Required task:
Print exactly what lies from the line with "Emit a LaTeX" down to the line with "(yeslow) at (152,226)", counting both of those lines, but not the pictures.

--

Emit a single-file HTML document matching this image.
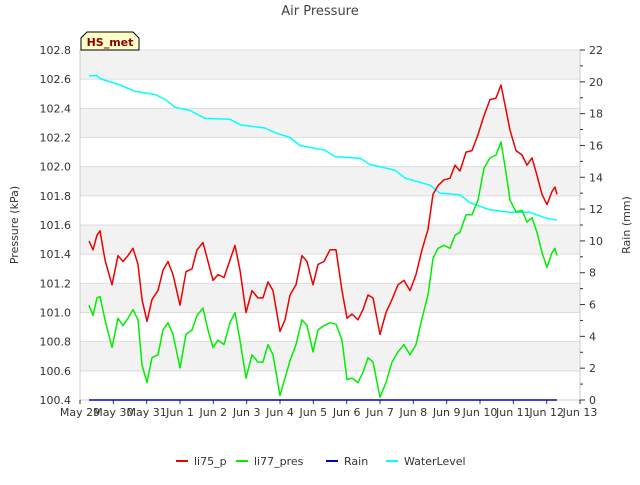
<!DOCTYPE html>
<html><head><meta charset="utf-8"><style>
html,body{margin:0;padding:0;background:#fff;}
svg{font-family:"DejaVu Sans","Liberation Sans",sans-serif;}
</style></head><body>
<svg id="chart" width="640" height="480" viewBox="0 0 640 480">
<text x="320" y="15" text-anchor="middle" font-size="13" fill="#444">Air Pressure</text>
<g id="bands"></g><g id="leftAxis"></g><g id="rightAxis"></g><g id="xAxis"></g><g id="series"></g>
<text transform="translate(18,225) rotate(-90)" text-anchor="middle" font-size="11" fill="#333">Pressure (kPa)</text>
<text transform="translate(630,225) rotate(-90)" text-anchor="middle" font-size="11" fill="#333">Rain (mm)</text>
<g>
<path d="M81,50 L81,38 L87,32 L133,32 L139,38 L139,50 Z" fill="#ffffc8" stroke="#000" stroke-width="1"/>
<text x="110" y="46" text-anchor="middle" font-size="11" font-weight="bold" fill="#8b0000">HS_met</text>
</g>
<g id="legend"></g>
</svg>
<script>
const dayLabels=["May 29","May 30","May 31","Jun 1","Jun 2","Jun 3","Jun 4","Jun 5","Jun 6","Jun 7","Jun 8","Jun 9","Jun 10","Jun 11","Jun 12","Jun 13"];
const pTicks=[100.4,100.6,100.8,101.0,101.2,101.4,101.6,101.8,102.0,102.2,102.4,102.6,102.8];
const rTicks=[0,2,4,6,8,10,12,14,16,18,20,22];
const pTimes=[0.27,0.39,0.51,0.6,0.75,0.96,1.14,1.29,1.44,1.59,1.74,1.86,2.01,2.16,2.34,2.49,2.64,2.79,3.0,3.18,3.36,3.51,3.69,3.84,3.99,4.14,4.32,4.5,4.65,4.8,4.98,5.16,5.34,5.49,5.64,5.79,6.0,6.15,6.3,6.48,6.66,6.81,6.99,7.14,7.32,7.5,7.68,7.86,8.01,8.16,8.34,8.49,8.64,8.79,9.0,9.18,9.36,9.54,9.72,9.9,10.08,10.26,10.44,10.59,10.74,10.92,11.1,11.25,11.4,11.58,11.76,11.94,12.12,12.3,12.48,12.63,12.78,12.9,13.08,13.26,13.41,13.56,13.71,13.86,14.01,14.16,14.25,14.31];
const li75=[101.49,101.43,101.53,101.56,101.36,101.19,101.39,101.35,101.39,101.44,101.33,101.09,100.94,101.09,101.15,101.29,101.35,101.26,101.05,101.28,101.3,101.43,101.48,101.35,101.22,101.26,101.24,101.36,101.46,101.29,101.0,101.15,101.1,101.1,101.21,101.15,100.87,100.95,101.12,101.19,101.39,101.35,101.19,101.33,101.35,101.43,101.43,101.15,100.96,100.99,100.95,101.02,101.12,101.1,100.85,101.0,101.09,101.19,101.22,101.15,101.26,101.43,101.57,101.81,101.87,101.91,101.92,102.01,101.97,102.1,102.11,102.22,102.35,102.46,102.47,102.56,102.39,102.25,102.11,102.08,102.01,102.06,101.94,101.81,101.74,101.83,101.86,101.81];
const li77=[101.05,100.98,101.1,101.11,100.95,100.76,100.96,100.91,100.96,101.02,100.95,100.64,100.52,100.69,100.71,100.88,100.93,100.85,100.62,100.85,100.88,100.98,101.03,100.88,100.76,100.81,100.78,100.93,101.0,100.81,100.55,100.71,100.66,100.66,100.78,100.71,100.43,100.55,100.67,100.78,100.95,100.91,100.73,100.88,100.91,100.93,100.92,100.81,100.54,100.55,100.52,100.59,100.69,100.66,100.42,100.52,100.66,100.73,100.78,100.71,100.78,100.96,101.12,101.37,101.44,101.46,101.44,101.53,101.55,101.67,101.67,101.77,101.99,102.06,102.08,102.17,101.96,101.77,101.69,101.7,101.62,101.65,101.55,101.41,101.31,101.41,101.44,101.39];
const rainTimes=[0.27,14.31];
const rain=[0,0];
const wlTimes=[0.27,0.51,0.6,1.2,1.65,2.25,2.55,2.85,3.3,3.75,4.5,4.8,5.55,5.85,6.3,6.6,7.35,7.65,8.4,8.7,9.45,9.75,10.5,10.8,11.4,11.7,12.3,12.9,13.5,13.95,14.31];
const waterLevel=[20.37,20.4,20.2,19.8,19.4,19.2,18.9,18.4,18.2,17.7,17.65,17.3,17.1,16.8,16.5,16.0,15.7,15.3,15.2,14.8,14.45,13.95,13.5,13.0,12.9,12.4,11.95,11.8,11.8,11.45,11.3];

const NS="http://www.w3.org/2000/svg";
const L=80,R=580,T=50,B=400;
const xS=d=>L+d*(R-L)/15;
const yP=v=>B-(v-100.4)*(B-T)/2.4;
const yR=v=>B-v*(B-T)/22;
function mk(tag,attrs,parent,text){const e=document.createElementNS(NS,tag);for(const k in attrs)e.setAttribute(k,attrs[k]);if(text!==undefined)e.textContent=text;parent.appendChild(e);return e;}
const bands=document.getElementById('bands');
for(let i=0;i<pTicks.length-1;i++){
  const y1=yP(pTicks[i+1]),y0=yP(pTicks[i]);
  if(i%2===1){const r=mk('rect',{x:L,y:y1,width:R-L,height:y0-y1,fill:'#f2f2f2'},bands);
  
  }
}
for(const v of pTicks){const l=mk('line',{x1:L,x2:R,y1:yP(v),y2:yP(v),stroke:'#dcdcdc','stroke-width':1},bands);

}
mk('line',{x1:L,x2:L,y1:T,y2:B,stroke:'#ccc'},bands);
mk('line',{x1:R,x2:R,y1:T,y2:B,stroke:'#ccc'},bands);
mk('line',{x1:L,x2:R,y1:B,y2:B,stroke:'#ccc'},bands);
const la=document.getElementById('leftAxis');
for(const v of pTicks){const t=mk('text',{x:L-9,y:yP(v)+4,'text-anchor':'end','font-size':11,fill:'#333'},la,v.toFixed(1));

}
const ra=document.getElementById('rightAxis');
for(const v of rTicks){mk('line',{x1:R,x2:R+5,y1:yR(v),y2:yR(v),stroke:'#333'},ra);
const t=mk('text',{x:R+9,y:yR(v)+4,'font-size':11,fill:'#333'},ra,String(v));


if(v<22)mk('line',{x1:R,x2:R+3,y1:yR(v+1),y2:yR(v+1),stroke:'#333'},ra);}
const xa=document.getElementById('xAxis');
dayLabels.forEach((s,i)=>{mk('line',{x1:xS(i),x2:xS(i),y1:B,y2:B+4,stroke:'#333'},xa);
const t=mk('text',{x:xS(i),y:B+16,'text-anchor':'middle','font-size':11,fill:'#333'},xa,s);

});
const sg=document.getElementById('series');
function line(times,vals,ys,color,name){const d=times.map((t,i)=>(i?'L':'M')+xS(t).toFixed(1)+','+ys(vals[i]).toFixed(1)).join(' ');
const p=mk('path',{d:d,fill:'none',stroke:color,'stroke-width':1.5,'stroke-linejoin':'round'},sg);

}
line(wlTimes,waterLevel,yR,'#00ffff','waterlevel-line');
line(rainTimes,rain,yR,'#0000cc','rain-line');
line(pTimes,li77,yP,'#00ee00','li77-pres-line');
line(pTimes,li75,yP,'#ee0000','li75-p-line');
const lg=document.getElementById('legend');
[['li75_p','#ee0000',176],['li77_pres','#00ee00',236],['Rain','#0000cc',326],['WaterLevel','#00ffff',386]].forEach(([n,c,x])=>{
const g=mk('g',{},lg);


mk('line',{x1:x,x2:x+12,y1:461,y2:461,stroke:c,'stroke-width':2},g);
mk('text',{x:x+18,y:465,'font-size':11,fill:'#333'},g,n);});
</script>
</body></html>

--

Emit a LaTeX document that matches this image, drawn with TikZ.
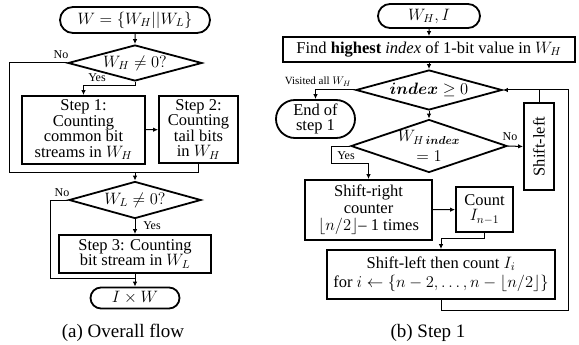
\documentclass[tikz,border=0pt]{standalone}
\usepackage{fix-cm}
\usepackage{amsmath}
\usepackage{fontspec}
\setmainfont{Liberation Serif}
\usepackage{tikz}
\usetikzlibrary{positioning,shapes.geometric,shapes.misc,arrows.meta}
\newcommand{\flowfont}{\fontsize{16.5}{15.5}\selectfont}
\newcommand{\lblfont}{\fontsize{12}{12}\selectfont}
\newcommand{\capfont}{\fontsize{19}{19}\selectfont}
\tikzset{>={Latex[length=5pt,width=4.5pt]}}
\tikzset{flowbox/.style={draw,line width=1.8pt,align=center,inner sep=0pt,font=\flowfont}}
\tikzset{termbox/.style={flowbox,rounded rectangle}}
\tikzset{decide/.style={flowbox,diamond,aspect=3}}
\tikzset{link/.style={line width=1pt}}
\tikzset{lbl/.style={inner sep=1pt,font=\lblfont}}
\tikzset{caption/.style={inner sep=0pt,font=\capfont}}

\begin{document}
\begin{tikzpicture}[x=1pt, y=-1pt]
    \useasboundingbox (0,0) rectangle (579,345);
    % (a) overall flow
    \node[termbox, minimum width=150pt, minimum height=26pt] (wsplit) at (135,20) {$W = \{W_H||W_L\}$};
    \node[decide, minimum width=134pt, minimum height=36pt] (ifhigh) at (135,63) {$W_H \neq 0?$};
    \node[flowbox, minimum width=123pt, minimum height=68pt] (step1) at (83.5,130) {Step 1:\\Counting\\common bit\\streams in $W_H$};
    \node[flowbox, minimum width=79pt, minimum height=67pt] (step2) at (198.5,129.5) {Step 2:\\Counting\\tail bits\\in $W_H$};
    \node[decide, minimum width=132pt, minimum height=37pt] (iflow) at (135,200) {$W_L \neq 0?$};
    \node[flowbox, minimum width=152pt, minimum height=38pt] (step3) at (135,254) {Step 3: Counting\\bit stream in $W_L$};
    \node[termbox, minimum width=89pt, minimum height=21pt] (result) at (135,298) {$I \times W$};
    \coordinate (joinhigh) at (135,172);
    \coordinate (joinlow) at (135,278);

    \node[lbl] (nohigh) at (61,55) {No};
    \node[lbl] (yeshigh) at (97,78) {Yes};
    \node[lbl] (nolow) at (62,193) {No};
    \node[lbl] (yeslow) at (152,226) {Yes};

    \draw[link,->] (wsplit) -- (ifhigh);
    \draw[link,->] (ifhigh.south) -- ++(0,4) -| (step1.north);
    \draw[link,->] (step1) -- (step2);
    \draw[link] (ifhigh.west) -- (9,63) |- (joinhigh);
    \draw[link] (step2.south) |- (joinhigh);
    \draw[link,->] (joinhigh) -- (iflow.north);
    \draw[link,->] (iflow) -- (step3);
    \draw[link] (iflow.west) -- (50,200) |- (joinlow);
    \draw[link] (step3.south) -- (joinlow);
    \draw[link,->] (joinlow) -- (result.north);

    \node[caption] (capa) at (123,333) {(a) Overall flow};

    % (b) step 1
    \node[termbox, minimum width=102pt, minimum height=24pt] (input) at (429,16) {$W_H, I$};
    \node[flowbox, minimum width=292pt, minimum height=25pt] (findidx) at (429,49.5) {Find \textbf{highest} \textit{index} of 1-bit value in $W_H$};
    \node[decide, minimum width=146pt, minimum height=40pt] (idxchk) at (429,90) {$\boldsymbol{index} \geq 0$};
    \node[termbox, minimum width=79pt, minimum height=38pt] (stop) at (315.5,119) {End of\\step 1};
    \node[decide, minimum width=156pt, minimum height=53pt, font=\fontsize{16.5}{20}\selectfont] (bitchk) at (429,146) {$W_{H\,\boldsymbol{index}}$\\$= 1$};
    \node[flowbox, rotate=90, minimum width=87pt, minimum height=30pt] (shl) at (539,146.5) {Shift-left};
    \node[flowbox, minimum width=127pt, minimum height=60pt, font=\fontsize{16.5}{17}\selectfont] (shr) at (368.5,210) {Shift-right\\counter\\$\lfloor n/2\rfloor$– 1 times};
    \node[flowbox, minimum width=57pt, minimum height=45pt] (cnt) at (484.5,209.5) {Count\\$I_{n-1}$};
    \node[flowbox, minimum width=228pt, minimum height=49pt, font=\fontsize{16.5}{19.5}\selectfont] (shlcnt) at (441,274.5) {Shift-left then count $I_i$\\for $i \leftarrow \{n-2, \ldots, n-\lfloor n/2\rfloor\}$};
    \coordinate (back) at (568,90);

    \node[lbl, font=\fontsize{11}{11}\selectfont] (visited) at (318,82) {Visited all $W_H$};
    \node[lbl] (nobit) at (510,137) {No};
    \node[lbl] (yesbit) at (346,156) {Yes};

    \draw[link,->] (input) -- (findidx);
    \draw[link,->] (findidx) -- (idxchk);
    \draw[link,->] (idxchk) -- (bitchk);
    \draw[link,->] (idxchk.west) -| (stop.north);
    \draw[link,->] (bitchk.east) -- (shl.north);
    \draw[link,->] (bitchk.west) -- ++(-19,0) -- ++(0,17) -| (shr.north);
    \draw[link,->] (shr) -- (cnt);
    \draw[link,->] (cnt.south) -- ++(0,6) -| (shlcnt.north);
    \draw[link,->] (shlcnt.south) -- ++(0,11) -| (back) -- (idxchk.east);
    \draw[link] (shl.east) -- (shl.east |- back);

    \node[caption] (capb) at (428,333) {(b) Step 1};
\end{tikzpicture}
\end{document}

--

Response for this exercise:
Emit a LaTeX document that matches this image, drawn with TikZ.
\documentclass[tikz,border=0pt]{standalone}
\usepackage{fix-cm}
\usepackage{amsmath}
\usepackage{fontspec}
\setmainfont{Liberation Serif}
\usepackage{tikz}
\usetikzlibrary{positioning,shapes.geometric,shapes.misc,arrows.meta}
\newcommand{\flowfont}{\fontsize{16.5}{15.5}\selectfont}
\newcommand{\lblfont}{\fontsize{12}{12}\selectfont}
\newcommand{\capfont}{\fontsize{19}{19}\selectfont}
\tikzset{>={Latex[length=5pt,width=4.5pt]}}
\tikzset{flowbox/.style={draw,line width=1.8pt,align=center,inner sep=0pt,font=\flowfont}}
\tikzset{termbox/.style={flowbox,rounded rectangle}}
\tikzset{decide/.style={flowbox,diamond,aspect=3}}
\tikzset{link/.style={line width=1pt}}
\tikzset{lbl/.style={inner sep=1pt,font=\lblfont}}
\tikzset{caption/.style={inner sep=0pt,font=\capfont}}

\begin{document}
\begin{tikzpicture}[x=1pt, y=-1pt]
    \useasboundingbox (0,0) rectangle (579,345);
    % (a) overall flow
    \node[termbox, minimum width=150pt, minimum height=26pt] (wsplit) at (135,20) {$W = \{W_H||W_L\}$};
    \node[decide, minimum width=134pt, minimum height=36pt] (ifhigh) at (135,63) {$W_H \neq 0?$};
    \node[flowbox, minimum width=123pt, minimum height=68pt] (step1) at (83.5,130) {Step 1:\\Counting\\common bit\\streams in $W_H$};
    \node[flowbox, minimum width=79pt, minimum height=67pt] (step2) at (198.5,129.5) {Step 2:\\Counting\\tail bits\\in $W_H$};
    \node[decide, minimum width=132pt, minimum height=37pt] (iflow) at (135,200) {$W_L \neq 0?$};
    \node[flowbox, minimum width=152pt, minimum height=38pt] (step3) at (135,254) {Step 3: Counting\\bit stream in $W_L$};
    \node[termbox, minimum width=89pt, minimum height=21pt] (result) at (135,298) {$I \times W$};
    \coordinate (joinhigh) at (135,172);
    \coordinate (joinlow) at (135,278);

    \node[lbl] (nohigh) at (61,55) {No};
    \node[lbl] (yeshigh) at (97,78) {Yes};
    \node[lbl] (nolow) at (62,193) {No};
    \node[lbl] (yeslow) at (152,226) {Yes};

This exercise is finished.